The competition format continued the pool play round-robin from prior years. Each of the four fencers from one team would face each of the four from the other, for a total of 16 bouts per match. The team that won more bouts won the match, with competition potentially stopping when one team reached 9 points out of the possible 16 (this did not always occur and matches sometimes continued). If the bouts were 8–8, touches received was used to determine the winning team.
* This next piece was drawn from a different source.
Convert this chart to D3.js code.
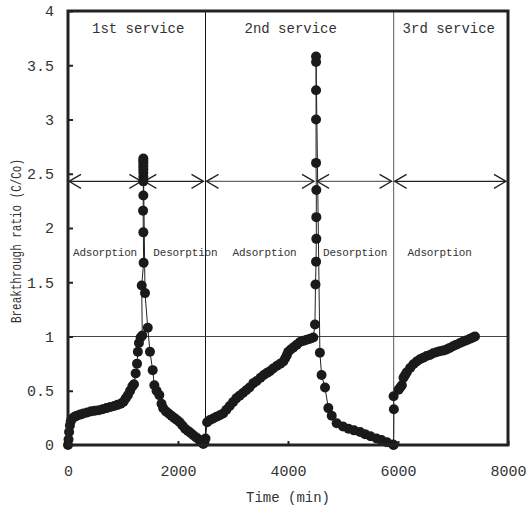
<!DOCTYPE html>
<html>
<head>
<meta charset="utf-8">
<script src="https://cdn.jsdelivr.net/npm/d3@7"></script>
<style>
  html, body { margin: 0; padding: 0; background: #fff; }
  svg { display: block; }
  text { font-family: "Liberation Mono", "Courier New", monospace; fill: #333; }
</style>
</head>
<body>
<svg id="chart" width="528" height="508"></svg>
<script>
// ---------- data ----------
const time1 = [0, 10, 20, 35, 50, 80, 120, 160, 220, 280, 350, 420, 490, 560, 630, 700, 770, 840, 900, 960, 1010, 1050, 1090, 1130, 1170, 1200, 1230, 1255, 1270, 1290, 1320, 1350,
  1340, 1375, 1370, 1365, 1370, 1370, 1370, 1370, 1370, 1370, 1370, 1370, 1370,
  1400, 1450, 1490, 1540, 1570, 1610, 1660, 1700, 1730, 1780, 1830, 1880, 1930, 1980, 2030, 2080, 2130, 2180, 2230, 2280, 2330, 2380, 2420, 2460];
const ratio1 = [0, 0.05, 0.12, 0.18, 0.22, 0.245, 0.26, 0.27, 0.28, 0.29, 0.30, 0.31, 0.315, 0.32, 0.33, 0.34, 0.35, 0.36, 0.37, 0.38, 0.40, 0.43, 0.46, 0.50, 0.54, 0.56, 0.66, 0.75, 0.86, 0.94, 0.99, 1.01,
  1.47, 1.68, 1.96, 2.16, 2.30, 2.43, 2.47, 2.51, 2.54, 2.57, 2.60, 2.62, 2.64,
  1.40, 1.08, 0.86, 0.69, 0.55, 0.50, 0.46, 0.38, 0.34, 0.31, 0.29, 0.27, 0.25, 0.23, 0.21, 0.18, 0.15, 0.13, 0.11, 0.09, 0.07, 0.05, 0.03, 0.01];

const time2 = [2480, 2500, 2530, 2580, 2640, 2700, 2760, 2820, 2880, 2940, 3000, 3060, 3120, 3180, 3240, 3300, 3370, 3430, 3500, 3560, 3620, 3670, 3730, 3800, 3860, 3915, 3950, 3980, 4005, 4050, 4100, 4160, 4218, 4280, 4340, 4400, 4460,
  4490, 4500, 4510, 4515, 4515, 4515, 4510, 4510, 4510, 4510, 4510,
  4580, 4610, 4673, 4733, 4795, 4885, 5000, 5100, 5200, 5310, 5400, 5500, 5610, 5700, 5800, 5910];
const ratio2 = [0.02, 0.06, 0.21, 0.23, 0.245, 0.26, 0.275, 0.29, 0.325, 0.36, 0.395, 0.43, 0.455, 0.48, 0.505, 0.53, 0.57, 0.59, 0.62, 0.645, 0.665, 0.68, 0.705, 0.73, 0.75, 0.77, 0.80, 0.83, 0.86, 0.88, 0.90, 0.925, 0.95, 0.96, 0.97, 0.98, 0.99,
  1.11, 1.48, 1.69, 1.90, 2.10, 2.35, 2.60, 3.00, 3.27, 3.53, 3.58,
  0.85, 0.645, 0.53, 0.34, 0.27, 0.20, 0.17, 0.15, 0.135, 0.12, 0.10, 0.08, 0.06, 0.045, 0.025, 0.005];

const time3 = [5920, 5925, 5920, 6010, 6040, 6070, 6100, 6130, 6160, 6220, 6280, 6340, 6400, 6460, 6520, 6580, 6640, 6700, 6760, 6820, 6885, 6940, 7000, 7060, 7127, 7190, 7250, 7310, 7360, 7400];
const ratio3 = [0.00, 0.33, 0.45, 0.51, 0.53, 0.55, 0.62, 0.645, 0.67, 0.71, 0.745, 0.77, 0.79, 0.805, 0.82, 0.83, 0.845, 0.855, 0.865, 0.87, 0.88, 0.895, 0.91, 0.925, 0.94, 0.955, 0.965, 0.98, 0.99, 1.00];

const serviceLabels = ["1st service", "2nd service", "3rd service"];
const serviceBounds = [0, 2500, 5920, 8000];
const phaseLabels = ["Adsorption", "Desorption", "Adsorption", "Desorption", "Adsorption"];
const phaseBounds = [0, 1370, 2500, 4510, 5920, 8000];
const arrowLevel = 2.43;
const referenceLevel = 1;
const xTicks = [0, 2000, 4000, 6000, 8000];
const yTicks = [0, 0.5, 1, 1.5, 2, 2.5, 3, 3.5, 4];
const xTitle = "Time (min)";
const yTitle = "Breakthrough ratio (C/Co)";

// ---------- layout ----------
const svg = d3.select("#chart");
const x = d3.scaleLinear().domain([0, 8000]).range([68, 508]);
const y = d3.scaleLinear().domain([0, 4]).range([445, 11]);
const phaseLabelOffsets = [5, 10, 27, 7, 14];    // px from phase start
const serviceLabelOffsets = [24, 39, 9];         // px from service start
const arrowColors = ["#222", "#222", "#666", "#666", "#222"];

// separators
const g = svg.append("g");
g.append("line").attr("x1", x(serviceBounds[1])).attr("x2", x(serviceBounds[1]))
  .attr("y1", y(4)).attr("y2", y(0)).attr("stroke", "#111").attr("stroke-width", 1);
g.append("line").attr("x1", x(serviceBounds[2])).attr("x2", x(serviceBounds[2]))
  .attr("y1", y(4)).attr("y2", y(0)).attr("stroke", "#777").attr("stroke-width", 1.2);
g.append("line").attr("x1", x(0)).attr("x2", x(8000))
  .attr("y1", y(referenceLevel)).attr("y2", y(referenceLevel)).attr("stroke", "#444").attr("stroke-width", 1);

// arrows
const ay = y(arrowLevel);
for (let i = 0; i < phaseBounds.length - 1; i++) {
  const a = x(phaseBounds[i]) + 1, b = x(phaseBounds[i + 1]) - 2;
  const c = arrowColors[i];
  g.append("line").attr("x1", a).attr("x2", b).attr("y1", ay).attr("y2", ay)
    .attr("stroke", c).attr("stroke-width", 1.3);
  g.append("path").attr("d", `M${a + 12},${ay - 7}L${a},${ay}L${a + 12},${ay + 7}`)
    .attr("fill", "none").attr("stroke", "#222").attr("stroke-width", 1.3);
  g.append("path").attr("d", `M${b - 12},${ay - 7}L${b},${ay}L${b - 12},${ay + 7}`)
    .attr("fill", "none").attr("stroke", "#222").attr("stroke-width", 1.3);
}

// phase labels
phaseLabels.forEach((t, i) => {
  g.append("text").attr("x", x(phaseBounds[i]) + phaseLabelOffsets[i]).attr("y", 256)
    .attr("font-size", 11).attr("letter-spacing", -0.2).text(t);
});

// service labels
serviceLabels.forEach((t, i) => {
  g.append("text").attr("x", x(serviceBounds[i]) + serviceLabelOffsets[i]).attr("y", 33)
    .attr("font-size", 14).attr("letter-spacing", 0).text(t);
});

// data
const line = d3.line().x(d => x(d[0])).y(d => y(d[1]));
const series = [d3.zip(time1, ratio1), d3.zip(time2, ratio2), d3.zip(time3, ratio3)];
series.forEach(s => {
  svg.append("path").datum(s).attr("d", line).attr("fill", "none")
    .attr("stroke", "#222").attr("stroke-width", 1);
});
series.forEach(s => {
  svg.append("g").selectAll("circle").data(s).join("circle")
    .attr("cx", d => x(d[0])).attr("cy", d => y(d[1])).attr("r", 5).attr("fill", "#1a1a1a");
});

// axes
const yAxis = d3.axisLeft(y).tickValues(yTicks).tickSize(-5).tickPadding(14)
  .tickFormat(d => String(d));
const xAxis = d3.axisBottom(x).tickValues(xTicks).tickSize(-4).tickPadding(20)
  .tickFormat(d => String(d));
const ya = svg.append("g").attr("transform", `translate(${x(0)},0)`).call(yAxis);
const xa = svg.append("g").attr("transform", `translate(0,${y(0)})`).call(xAxis);
[ya, xa].forEach(a => {
  a.select(".domain").remove();
  a.selectAll(".tick line").attr("stroke", "#222").attr("stroke-width", 2);
  a.selectAll(".tick text").attr("font-size", 15).attr("fill", "#333")
    .attr("font-family", "Liberation Mono, monospace");
});

// frame
svg.append("rect").attr("x", x(0)).attr("y", y(4)).attr("width", x(8000) - x(0)).attr("height", y(0) - y(4))
  .attr("fill", "none").attr("stroke", "#222").attr("stroke-width", 3);

// titles
svg.append("text").attr("x", 288).attr("y", 502).attr("text-anchor", "middle")
  .attr("font-size", 14).text(xTitle);
svg.append("text").attr("transform", "translate(21,241) rotate(-90)").attr("text-anchor", "middle")
  .attr("font-size", 14).attr("textLength", 164).attr("lengthAdjust", "spacingAndGlyphs").text(yTitle);
</script>
</body>
</html>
Pool matches unnecessary to the result were not played.

Rosters

Argentina
 Manuel Agüero
 José D'Andrea
 Edgardo Pomini
 Jorge Cermesoni
 Fernando Huergo
 Daniel Sande

Austria
 Werner Plattner
 Heinz Putzl
 Heinz Lechner
 Hubert Loisel

Belgium
 Robert Bayot
 Georges de Bourguignon
 Ferdinand Jassogne
 Eugène Laermans
 Marcel Nys
 Édouard Yves

Canada
 Robert Desjarlais
 Alf Horn
 Roland Asselin
 Georges Pouliot

Czechoslovakia
 Jindřich Kakos
 Svatopluk Skýva
 Jaroslav Starý
 Alois Sokol
 Jindřich Chmela

Egypt
 Salah Dessouki
 Mohamed Zulficar
 Mahmoud Younes
 Ahmed Abou-Shadi

France
 Jean-François Tournon
 Jean Parent
 Maurice Gramain
 Jacques Lefèvre
 Jean Levavasseur
 Georges Lévêcque

Great Britain
 Arthur Pilbrow
 George Moore
 Emrys Lloyd
 Roger Tredgold
 Robin Brook

Greece
 Nikolaos Khristogiannopoulos
 Athanasios Nanopoulos
 Ioannis Karamazakis
 Andreas Skotidas

Hungary
 Aladár Gerevich
 Tibor Berczelly
 Rudolf Kárpáti
 Pál Kovács
 László Rajcsányi
 Bertalan Papp

Italy
 Vincenzo Pinton
 Gastone Darè
 Carlo Turcato
 Mauro Racca
 Aldo Montano
 Renzo Nostini

Mexico
 Benito Ramos
 Francisco Valero
 Antonio Haro
 Fidel Luña

Netherlands
 Henny ter Weer
 Antoon Hoevers
 Willem van den Berg
 Frans Mosman
 Eddy Kuijpers

Poland
 Antoni Sobik
 Bolesław Banaś
 Teodor Zaczyk
 Jerzy Wójcik
 Jan Nawrocki

Switzerland
 Roland Turian
 Alphonse Ruckstuhl
 Otto Greter
 Walter Widemann

Turkey
 Merih Sezen
 Nihat Balkan
 Rıza Arseven
 Sabri Tezcan
 Vural Balcan

United States
 Norman Cohn-Armitage
 George Worth
 Tibor Nyilas
 Dean Cetrulo
 Miguel de Capriles
 James Flynn

Results

Round 1

The top two teams in each pool advanced to round 2.

Pool 1

Egypt (13–3) and Czechoslovakia (9–2) each defeated Mexico.

Pool 2

Austria (14–2) and France (9–1) each defeated Switzerland.

Pool 3

Poland (11–5) and Belgium (9–2) each defeated Turkey.

Pool 4

The Netherlands (13–3) and Italy (9–1) each defeated Canada.

Pool 5

The United States (14–2) and Argentina (9–1) each defeated Greece.

Pool 6

Denmark withdrew, leaving Great Britain and Hungary to advance unopposed.

Round 2

The top two teams in each pool advanced to the semifinals.

Pool 1

Belgium (13–3) and Hungary (9–3) each defeated Egypt.

Pool 2

The United States (11–5) and Italy (9–4) each defeated Great Britain.

Pool 3

Argentina beat the Netherlands 9–7, the Netherlands beat Czechoslovakia 10–6, and Argentina defeated Czechoslovakia 9–7.

Pool 4

France (10–6) and Poland (8–8, 55–59 touches against) each defeated Austria.

Semifinals

The top two teams in each pool advanced to the final.

Semifinal 1

Hungary beat Argentina 15–1, Belgium defeated Poland 9–7, Belgium defeated Argentina 9–4, and Hungary beat Poland 12–3.

Semifinal 2

Italy beat the Netherlands 13–3, the United States defeated France 11–5, the United States defeated the Netherlands 9–2, and Italy beat France 9–5.

Final

In the first pairings, Italy defeated Belgium and Hungary beat the United States, each by a score of 10–6. Hungary (9–1 over Belgium) and Italy (8–8 over the United States, prevailing by touches received 59–61) won again in the second set of matches as well. The United States beat Belgium 10–5 in a de facto bronze medal match, while Hungary prevailed 10–6 over Italy for the gold medal.